Lebih lanjut suatu ekspresi kesenian (seni pertunjukan), baik tradisional maupun non-tradisional ukuran kualitasnya bukanlah atas dasar ‘seni kasar’ atau ‘seni alus’, ‘seni kerakyatan’ atau ‘seni klasik’. Melainkan pada totalitas penghayatan dalam penyajiannya, serta ketulusan dan keikhlasan dalam melakukannya. Hanya dengan tindakan-tindakan seperti itulah suatu ekspresi pertunjukan tari Jathilan dapat diapresiasi dan menggetarkan emosi penontonnya. Sebagai contoh, tari ‘Kuda Lumping’ ciptaan Kuswaji Kawindarsusanta dan Bagong Kussudiardja (tahun 1960-an), bagaimanapun merupakan kemasan kreasi baru. Tari Jathilan tradisional oleh karenanya tidak bisa dibenturkan atau dibandingkan dengan tari ‘Kuda Lumping’ tersebut di atas. Bagi para pelaku tari Jathilan tradisional dan masyarakat pedesaan, bila melihat tari ‘Kuda Lumping’ kreasi baru tentu tidak akan menemukan sesuatu yang esensial dari tari Jathilan yang tradisional. Sesuatu yang esensial tersebut adalah pada aspek spiritualitas dalam diri para pelakunya.

Jalan cerita utama dalam seni Jathilan merefleksikan berbagai problematika yang timbul dalam hubungan antara masyarakat kelas atas dan kaum pekerja.
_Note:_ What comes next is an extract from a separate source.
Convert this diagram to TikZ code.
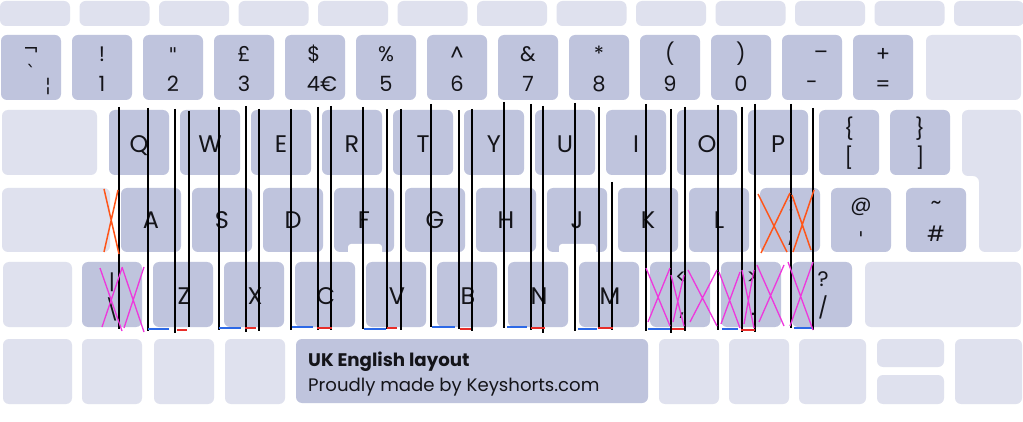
\documentclass[tikz,border=0pt]{standalone}
\usepackage{fontspec}
\setmainfont{Poppins}
\newfontfamily\symf{DejaVu Sans}
\definecolor{keyd}{RGB}{191,196,221}
\definecolor{keyl}{RGB}{223,225,238}
\definecolor{ink}{RGB}{20,20,25}
\definecolor{lblue}{RGB}{45,105,230}
\definecolor{lred}{RGB}{232,45,40}
\definecolor{lorange}{RGB}{255,85,25}
\definecolor{lmag}{RGB}{238,55,220}
\newcommand\keybox[6]{%
  \pgfmathsetmacro\kbw{#5-#3}\pgfmathsetmacro\kbh{#6-#4}%
  \node[#1, minimum width=\kbw pt, minimum height=\kbh pt, anchor=north west] (#2) at (#3,#4) {};}
\begin{document}
\begin{tikzpicture}[x=1pt,y=-1pt,
  dk/.style={fill=keyd, rounded corners=6pt, inner sep=0pt, outer sep=0pt, draw=none},
  lt/.style={fill=keyl, rounded corners=6pt, inner sep=0pt, outer sep=0pt, draw=none},
  lab/.style={inner sep=0pt, anchor=base, font=\fontsize{21}{24}\selectfont, text=ink},
  sym/.style={inner sep=0pt, anchor=base, font=\symf\fontsize{19}{22}\selectfont, text=ink},
  big/.style={inner sep=0pt, anchor=base, font=\fontsize{24}{26}\selectfont, text=ink},
  blk/.style={line width=1.4pt, black},
  bseg/.style={line width=2pt, lblue},
  rseg/.style={line width=2pt, lred},
  oxx/.style={line width=1.5pt, lorange},
  mxx/.style={line width=1.3pt, lmag}]
\useasboundingbox (0,0) rectangle (1023,422);
\fill[white] (0,0) rectangle (1023,422);
% function row
\foreach \i in {0,...,12}{
  \pgfmathsetmacro\fx{79.5*\i}
  \keybox{lt}{f\i}{\fx}{1}{\fx+70}{26}}
% number row
\foreach \i/\n in {0/grave,1/one,2/two,3/three,4/four,5/five,6/six,7/seven,8/eight,9/nine,10/zero,11/minus,12/equal}{
  \pgfmathsetmacro\fx{1+71*\i}
  \keybox{dk}{k\n}{\fx}{35}{\fx+60}{100}}
\keybox{lt}{kback}{926}{35}{1021}{100}
% qwerty row
\keybox{lt}{ktab}{2}{110}{97}{175}
\foreach \i/\n in {0/Q,1/W,2/E,3/R,4/T,5/Y,6/U,7/I,8/O,9/P,10/lbr,11/rbr}{
  \pgfmathsetmacro\fx{109+71*\i}
  \keybox{dk}{k\n}{\fx}{110}{\fx+60}{175}}
\path[fill=keyl, rounded corners=6pt] (962,110) -- (1021,110) -- (1021,252) -- (979,252) -- (979,176) -- (962,176) -- cycle;
% home row
\keybox{lt}{kcaps}{2}{188}{110}{252}
\foreach \i/\n in {0/A,1/S,2/D,3/F,4/G,5/H,6/J,7/K,8/L,9/semi,10/quote}{
  \pgfmathsetmacro\fx{121+71*\i}
  \keybox{dk}{k\n}{\fx}{188}{\fx+60}{252}}
\keybox{dk}{khash}{906}{188}{966}{252}
\fill[white, rounded corners=3pt] (348,244) rectangle (382,258);
\fill[white, rounded corners=3pt] (559,244) rectangle (596,258);
% bottom letter row
\keybox{lt}{klshift}{3}{262}{72}{327}
\keybox{dk}{kbslash}{82}{262}{142}{327}
\foreach \i/\n in {0/Z,1/X,2/C,3/V,4/B,5/N,6/M,7/comma,8/period,9/slash}{
  \pgfmathsetmacro\fx{153+71*\i}
  \keybox{dk}{k\n}{\fx}{262}{\fx+60}{327}}
\keybox{lt}{krshift}{865}{262}{1021}{327}
% bottom row
\keybox{lt}{b1}{3}{339}{72}{404}
\keybox{lt}{b2}{82}{339}{142}{404}
\keybox{lt}{b3}{154}{339}{214}{404}
\keybox{lt}{b4}{225}{339}{285}{404}
\keybox{dk}{space}{296}{339}{648}{403}
\keybox{lt}{b5}{659}{339}{719}{404}
\keybox{lt}{b6}{729}{339}{789}{404}
\keybox{lt}{b7}{799}{339}{866}{404}
\keybox{lt}{bup}{877}{339}{944}{367}
\keybox{lt}{bdn}{877}{375}{944}{404}
\keybox{lt}{b8}{955}{339}{1022}{404}
% number-row labels
\node[sym] (tnot) at (31,56) {¬};
\node[sym] (tgr) at (31,80) {\char"60};
\node[sym] (tbar) at (48,92) {¦};
\foreach \x/\s/\d/\n in {102/!/1/a,244/£/3/c,386/\%/5/e,457/\^{}/6/f,528/\&/7/g,599/*/8/h,670/(/9/i,741/)/0/j,883/+/=/l}{
  \node[lab] (s\n) at (\x,62) {\s};
  \node[lab] (d\n) at (\x,92) {\d};}
\node[sym] (sb) at (173,62) {\char"22};
\node[lab] (db) at (173,92) {2};
\node[lab] (sd) at (314,62) {\$};
\node[lab] (dd) at (322,92) {4€};
\node[lab] (sk) at (821,60) {–};
\node[lab] (dk) at (812,90) {-};
% letters
\foreach \x/\l in {139/Q,210/W,281/E,352/R,423/T,494/Y,565/U,636/I,707/O,778/P}{
  \node[big] (t\l) at (\x,153) {\l};}
\foreach \x/\l in {151/A,222/S,293/D,364/F,435/G,506/H,577/J,648/K,719/L}{
  \node[big] (t\l) at (\x,229) {\l};}
\foreach \x/\l in {184/Z,255/X,326/C,397/V,468/B,539/N,610/M}{
  \node[big] (t\l) at (\x,305) {\l};}
\node[lab] (tlb1) at (849,137) {\{};
\node[lab] (tlb2) at (849,166) {[};
\node[lab] (trb1) at (920,137) {\}};
\node[lab] (trb2) at (920,166) {]};
\node[lab] (tcol) at (791,212) {:};
\node[lab] (tsem) at (791,243) {;};
\node[lab] (tat) at (861,212) {@};
\node[sym] (tap) at (861,246) {\char"27};
\node[lab] (ttil) at (936,210) {\~{}};
\node[lab] (thsh) at (936,242) {\#};
\node[lab] (tpipe) at (112,290) {|};
\node[lab] (tbsl) at (112,317) {\textbackslash};
\node[lab] (tlt) at (681,284) {<};
\node[lab] (tcm) at (682,316) {,};
\node[lab] (tgt) at (752,284) {>};
\node[lab] (tpd) at (753,316) {.};
\node[lab] (tq) at (823,287) {?};
\node[lab] (tsl) at (823,316) {/};
% spacebar text
\node[inner sep=0pt, anchor=base west, font=\fontsize{18.2}{22}\selectfont\bfseries, text=ink] (title) at (308,366) {UK English layout};
\node[inner sep=0pt, anchor=base west, font=\fontsize{18.1}{22}\selectfont, text=ink] (sub) at (308,391) {Proudly made by Keyshorts.com};
% black vertical lines
\foreach \x/\a/\b in {119/107/329,148/108/331,175/109/333,189/111/327,219/107/330,246/106/332,259/109/331,291/109/330,318/107/330,331/106/330,363/107/329,387/109/329,401/109/330,431/104/327,459/110/329,472/109/331,504/102/328,531/104/330,543/106/333,575/103/331,599/107/328,612/182/330,646/104/331,671/109/333,685/107/331,718/105/330,742/107/332,755/104/332,791/104/328,813/108/330}{
  \draw[blk] (\x,\a) -- (\x,\b);}
% blue and red segments
\foreach \a/\b/\y in {148/169/329,219/241/328,292/313/327,364/386/329,432/455/327,507/527/327,578/597/329,648/670/329,722/738/329,794/812/328}{
  \draw[bseg] (\a,\y) -- (\b,\y);}
\foreach \a/\b/\y in {177/187/330,245/256/328,317/332/328,387/397/328,460/471/329,531/545/328,598/613/328,672/684/329,741/755/330}{
  \draw[rseg] (\a,\y) -- (\b,\y);}
% orange crosses
\draw[oxx] (104,189) -- (119,254) (118,190) -- (104,252);
\draw[oxx] (758,194) -- (787,252) (790,193) -- (761,253);
\draw[oxx] (792,195) -- (811,250) (814,190) -- (793,252);
% magenta crosses
\foreach \a/\b/\t/\u in {100/122/268/331,122/144/267/332,646/670/268/326,671/684/275/326,688/717/270/326,719/740/272/328,742/754/270/328,757/784/265/326,788/813/262/330}{
  \draw[mxx] (\a,\t) -- (\b,\u) (\b,\t) -- (\a+2,\u-4);}
\end{tikzpicture}
\end{document}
Kelas pekerja yang diwakili para penari kuda digambarkan tanpa aturan, tak henti-henti bergerak; pacak gulu (Menggerakkan kepala ke kiri dan kanan), siring (bergeser kesamping dengan setengah berlari), njondil (melompat), berguling, bahkan sampai kerasukan.

Pria dengan cemeti selalu mengawasi segala tindakan para kuda. Mereka digambarkan sebagai tokoh yang lebih sedikit jumlahnya, tidak urakan, dan memiliki otoritas. Kesan arogan dan datar tanpa basa basi dimunculkan oleh dominasi warna merah menyala dan hitam pada riasan wajah dan pakaiannya. Tokoh ini bergerak memutar mengelilingi penari kuda di tengah arena yang “keasyikan” mengikuti musik. Sesekali melecutkan cemeti untuk memperingatkan penari kuda jika mereka bertindak “kebablasan”.
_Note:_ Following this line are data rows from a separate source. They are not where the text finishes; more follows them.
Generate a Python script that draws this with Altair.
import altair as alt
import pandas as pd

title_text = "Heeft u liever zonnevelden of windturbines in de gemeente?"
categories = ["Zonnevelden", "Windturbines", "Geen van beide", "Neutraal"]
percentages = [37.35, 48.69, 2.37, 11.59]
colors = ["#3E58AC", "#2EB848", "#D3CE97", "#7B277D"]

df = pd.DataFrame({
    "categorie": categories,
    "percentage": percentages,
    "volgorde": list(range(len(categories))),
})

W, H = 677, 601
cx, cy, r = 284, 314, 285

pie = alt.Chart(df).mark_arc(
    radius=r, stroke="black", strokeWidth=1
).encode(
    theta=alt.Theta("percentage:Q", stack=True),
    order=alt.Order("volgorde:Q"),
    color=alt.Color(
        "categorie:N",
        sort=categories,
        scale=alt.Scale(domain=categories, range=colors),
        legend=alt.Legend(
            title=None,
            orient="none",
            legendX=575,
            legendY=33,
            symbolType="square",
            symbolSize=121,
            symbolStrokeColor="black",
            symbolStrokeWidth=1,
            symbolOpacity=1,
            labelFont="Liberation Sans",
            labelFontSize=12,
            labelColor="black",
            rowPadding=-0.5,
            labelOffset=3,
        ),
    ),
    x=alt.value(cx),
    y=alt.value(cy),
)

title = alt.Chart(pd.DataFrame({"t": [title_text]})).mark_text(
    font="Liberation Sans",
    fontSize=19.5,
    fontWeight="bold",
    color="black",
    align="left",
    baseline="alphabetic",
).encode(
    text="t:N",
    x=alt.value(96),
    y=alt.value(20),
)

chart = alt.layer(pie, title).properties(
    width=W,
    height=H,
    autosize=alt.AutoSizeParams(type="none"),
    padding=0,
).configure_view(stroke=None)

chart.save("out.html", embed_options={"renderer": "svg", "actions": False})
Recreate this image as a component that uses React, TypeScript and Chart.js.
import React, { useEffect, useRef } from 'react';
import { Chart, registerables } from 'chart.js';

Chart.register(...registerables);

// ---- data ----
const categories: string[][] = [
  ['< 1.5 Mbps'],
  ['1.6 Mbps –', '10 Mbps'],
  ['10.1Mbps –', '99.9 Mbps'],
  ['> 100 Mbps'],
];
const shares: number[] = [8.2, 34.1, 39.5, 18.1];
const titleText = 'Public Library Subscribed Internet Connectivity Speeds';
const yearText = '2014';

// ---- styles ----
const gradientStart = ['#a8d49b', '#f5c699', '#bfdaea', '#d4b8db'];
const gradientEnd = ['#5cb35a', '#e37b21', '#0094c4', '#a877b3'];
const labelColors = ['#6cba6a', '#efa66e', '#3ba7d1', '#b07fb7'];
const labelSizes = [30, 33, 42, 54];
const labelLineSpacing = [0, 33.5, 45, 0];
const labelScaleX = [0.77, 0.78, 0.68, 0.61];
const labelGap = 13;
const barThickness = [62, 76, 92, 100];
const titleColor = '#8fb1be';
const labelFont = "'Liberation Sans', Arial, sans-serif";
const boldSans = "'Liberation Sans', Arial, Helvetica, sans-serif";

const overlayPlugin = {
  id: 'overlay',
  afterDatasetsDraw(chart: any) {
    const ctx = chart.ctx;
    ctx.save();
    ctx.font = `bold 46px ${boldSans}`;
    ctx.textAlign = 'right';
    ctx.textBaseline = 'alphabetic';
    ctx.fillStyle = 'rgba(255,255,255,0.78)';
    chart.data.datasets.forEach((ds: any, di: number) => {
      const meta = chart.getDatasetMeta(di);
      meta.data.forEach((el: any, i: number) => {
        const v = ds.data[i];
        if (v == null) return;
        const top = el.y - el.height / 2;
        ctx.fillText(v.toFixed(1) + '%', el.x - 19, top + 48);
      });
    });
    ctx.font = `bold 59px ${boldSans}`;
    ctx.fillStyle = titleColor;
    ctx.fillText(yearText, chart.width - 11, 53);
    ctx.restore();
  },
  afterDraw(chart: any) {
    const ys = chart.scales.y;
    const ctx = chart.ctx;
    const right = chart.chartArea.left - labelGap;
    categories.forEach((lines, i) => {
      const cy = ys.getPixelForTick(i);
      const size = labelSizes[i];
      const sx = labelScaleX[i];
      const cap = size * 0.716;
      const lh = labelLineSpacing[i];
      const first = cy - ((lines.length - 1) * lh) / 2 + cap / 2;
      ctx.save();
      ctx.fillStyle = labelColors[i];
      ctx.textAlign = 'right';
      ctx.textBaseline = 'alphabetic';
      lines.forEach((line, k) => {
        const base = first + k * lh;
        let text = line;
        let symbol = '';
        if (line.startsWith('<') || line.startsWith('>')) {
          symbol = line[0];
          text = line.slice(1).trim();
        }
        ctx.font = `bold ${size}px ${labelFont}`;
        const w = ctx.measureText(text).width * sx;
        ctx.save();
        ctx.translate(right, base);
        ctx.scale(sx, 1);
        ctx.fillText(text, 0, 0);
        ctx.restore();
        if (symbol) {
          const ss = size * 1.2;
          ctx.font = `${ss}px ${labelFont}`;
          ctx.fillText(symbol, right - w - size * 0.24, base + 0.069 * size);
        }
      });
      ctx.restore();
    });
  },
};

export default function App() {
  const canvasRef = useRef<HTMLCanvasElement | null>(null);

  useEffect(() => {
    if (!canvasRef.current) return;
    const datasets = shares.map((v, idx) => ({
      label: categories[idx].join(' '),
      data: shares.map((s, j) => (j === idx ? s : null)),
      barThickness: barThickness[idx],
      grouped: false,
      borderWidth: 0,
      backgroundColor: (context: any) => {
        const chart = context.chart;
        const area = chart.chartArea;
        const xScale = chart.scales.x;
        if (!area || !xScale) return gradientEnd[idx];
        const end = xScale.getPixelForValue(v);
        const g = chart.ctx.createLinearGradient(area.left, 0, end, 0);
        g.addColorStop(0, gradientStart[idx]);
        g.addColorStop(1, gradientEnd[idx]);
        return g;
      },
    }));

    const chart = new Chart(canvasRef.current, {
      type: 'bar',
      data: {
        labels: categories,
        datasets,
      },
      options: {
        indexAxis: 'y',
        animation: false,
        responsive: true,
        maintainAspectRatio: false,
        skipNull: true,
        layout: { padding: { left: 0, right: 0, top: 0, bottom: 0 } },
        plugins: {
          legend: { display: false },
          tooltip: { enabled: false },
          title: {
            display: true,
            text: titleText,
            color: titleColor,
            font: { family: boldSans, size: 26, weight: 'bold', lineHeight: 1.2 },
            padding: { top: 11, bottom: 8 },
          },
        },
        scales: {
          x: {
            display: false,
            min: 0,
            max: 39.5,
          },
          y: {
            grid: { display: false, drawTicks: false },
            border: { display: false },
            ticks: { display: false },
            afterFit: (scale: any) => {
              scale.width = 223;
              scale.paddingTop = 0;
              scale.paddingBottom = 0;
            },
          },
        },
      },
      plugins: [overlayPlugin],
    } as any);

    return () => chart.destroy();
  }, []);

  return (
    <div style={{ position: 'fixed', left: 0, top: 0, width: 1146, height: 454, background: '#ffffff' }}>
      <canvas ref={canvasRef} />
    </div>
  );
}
Dalam tradisi lamanya yang telah tersebut di atas salah satu atraksi yang menonjol pada kesenian Jathilan adalah ketika satu atau lebih penarinya kemasukan roh atau ndadi. Bahkan adegan ndadi menjadi salah satu ciri khas kesenian Jathilan di mana unsur-unsur magis atau supranatural sangat ditonjolkan pada pertunjukan kesenian Jathilan. Ketika  terjadinya “ ndadi ” alias kerasukan, para penari jathilan mampu melakukan  atraksi berbahaya yang tidak dapat dicerna oleh akal manusia, sebagai contoh adalah memakan dedaunan, menyantap kembang, bahkan juga mengunyah beling (pecahan kaca), bahkan berperang menggunakan pedang, serta tindakkan menyayat lengan Setelah sekian lama, para penari kerasukan roh halus sehingga hampir tidak sadar dengan apa yang mereka lakukan, mereka melakukan gerakan-gerakan yang sangat dinamis mengikuti rancaknya suara gamelan yang dimainkan.


Oleh sebab itulah di dalam kesenian Jathilan selalu ada seorang tokoh pawang yang bertugas memasukkan dan mengeluarkan roh, mengatur dan mengendalikan pada adegan ndadi tersebut. Adegan ndadi inilah yang menjadi puncak atau klimaks pertunjukan kesenian Jathilan. Selanjutnya, adanya adegan ndadi tersebut mengindikasikan bahwa kesenian Jathilan termasuk kesenian lama dan tua usianya.       dimana penggunaan unsur-unsur magis atau supranatural adalah sisa-sisa budaya animisme yang masih melekat pada kesenian Jathilan sebagaimana pula masih terdapat dalam kesenian Sintren di daerah pesisir utara Jawa. Demikian pula tari-tarian tradisional di daerah Kalimantan (seni Dayak), Bali, Lombok, dan daerah lain di Indonesia juga masih banyak yang menggunakan unsur-unsur magis dalam pertunjukannya. Namun demikian, terutama di Jawa dan khususnya kesenian Jathilan, belakangan ini adegan ndadi banyak dihilangkan dalam pertunjukannya. Terutama pertunjukan-pertunjukan kesenian Jathilan pada forum-forum festival atau lomba yang biasanya dibatasi oleh durasi waktu penampilannya. Tetapi pertunjukan kesenian Jathilan di desa-desa, terutama untuk nadaran, bersih desa, sunatan, dan sejenisnya, adegan ndadi selalu ditampilkan.